Imagino que aqui você quis dizer: "Na opinião dele, ele *não* é
enumerável — pois a sentença "Não existe bijeção entre a estrutura e os
naturais" é verificada, é válida lá."
Ou eu perdi alguma sutileza?
> (É a velha historinha de que a formiguinha que está andando sobre a
> mesa não consegue enxergar a terceira dimensão: ela "pensa" que
> o mundo é bidimensional, porque o modelo onde ela vive é assim).
>
> --> você pergunta "por quê" estamos usando o Teorema de Completude
> para ZFC, então não tenho certeza
> se realmente a sua pergunta é sobre "por quê" ou "como", então vou
> aproveitar a oportunidade para
> dar respostas rápidas para ambas...
>
> "Por quê ?": se a pergunta foi essa, talvez você esteja confundindo
> completude SEMÂNTICA (= "se é consistente, tem modelo") com
> completude SINTÁTICA (="toda sentença pode ser provada ou refutada").
De fato, eu estava pensando em completude sintática.
Quando o Noah Schweber começou uma frase com "by completeness" e a frase
seguinte com "by incompleteness", minha cabeça girou...
Por isso, prefiro chamar o primeiro teorema de Gödel de teorema de
*indecidibilidade*, pois, caso contrário, sempre acabo metendo os pés
pelas mãos com a distinção que você faz acima.
> [...]
>
> ZFC não prova Con(ZFC) - ou seja, Con(ZFC) não é consequência
> sintática de ZFC. ("Claro que na verdade não prova nem refuta, mas
> sigamos só disso")
>
> Por Completude, se não é consequência sintática então não é
> consistência semântica.
>
> Então não é verdade que Con(ZFC) seja válido em todos os modelos de
> ZFC.
>
> Portanto, existe um modelo de ZFC no qual Con(ZFC) não é válido. Esse
> é um tal modelo que "pensa que não existe" - pois, dentro dele, a
> asserção "existem modelos de ZFC" (que é equivalente a "ZFC é
> consistente", por Soundness + Completeness) não é verificada.
>
> ... Notar que, também por completude, deverão existir modelos de ZFC
> onde Con(ZFC) é válido e também deverão existir modelos de ZFC onde
> Con(ZFC) não é válido ("se todos os modelos concordassem, existiria
> uma prova", essencialmente é isso que Completude diz). Aí podemos
> aplicar Soundness e chegar em Con(Con (ZFC)) e Con(não Con(ZFC)), ou
> seja, Con(ZFC) é independente de ZFC.
Achei a sua explicação bem melhor do que a do Noah. Ademais, talvez por
causa da dissolução do jargão, sua explicação não soa tão misteriosa.

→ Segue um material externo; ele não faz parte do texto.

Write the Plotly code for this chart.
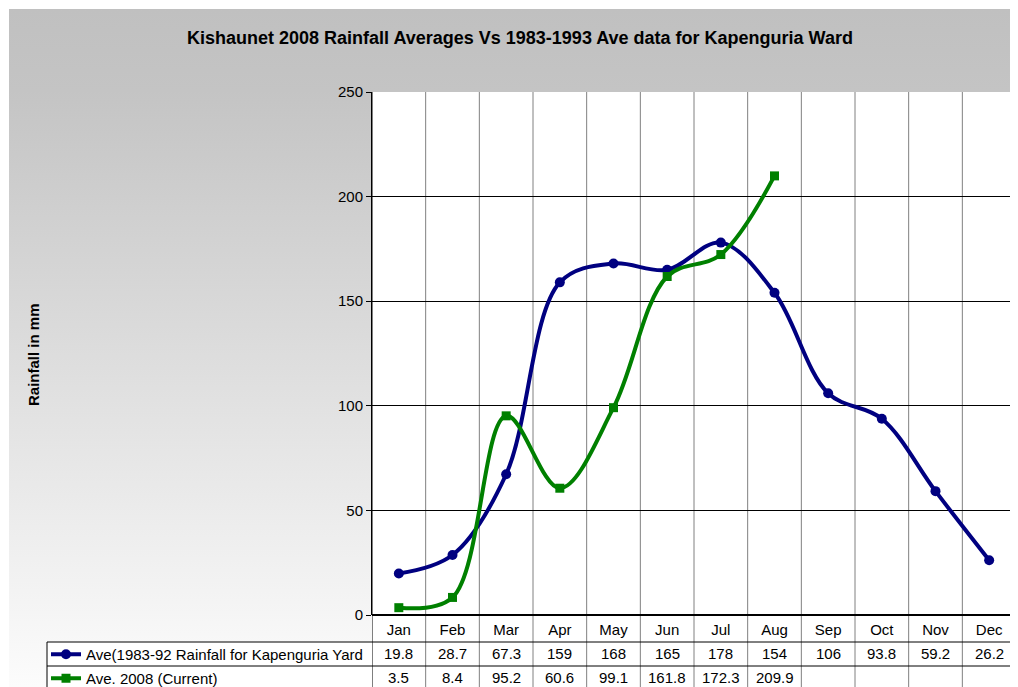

Além do jargão, algo que me escapou na resposta do Noah e que ficou mais
claro na sua é como usar consistência, que Gödel mostrou como codificar
para dentro da teoria, e completude semântica (consistência ≡ existência
de modelo) para "expressar" noções como "(não) tem modelo" dentro da
teoria.
Agora, devo admitir que essa conversa toda de "modelo pensante" e
"modelo de ZFC dentro do qual ZFC não tem modelo", me soa *muito*
suspeita: terminologia, alegações e asserções tão misteriosas (eu diria
até mesmo místicas) para expressar algo tão simples. Deve ser por isso
que eu fujo de teoria dos modelos que nem o diabo da cruz...
> ... Espero que ajude,
Ajudou bastante. Obrigado, novamente.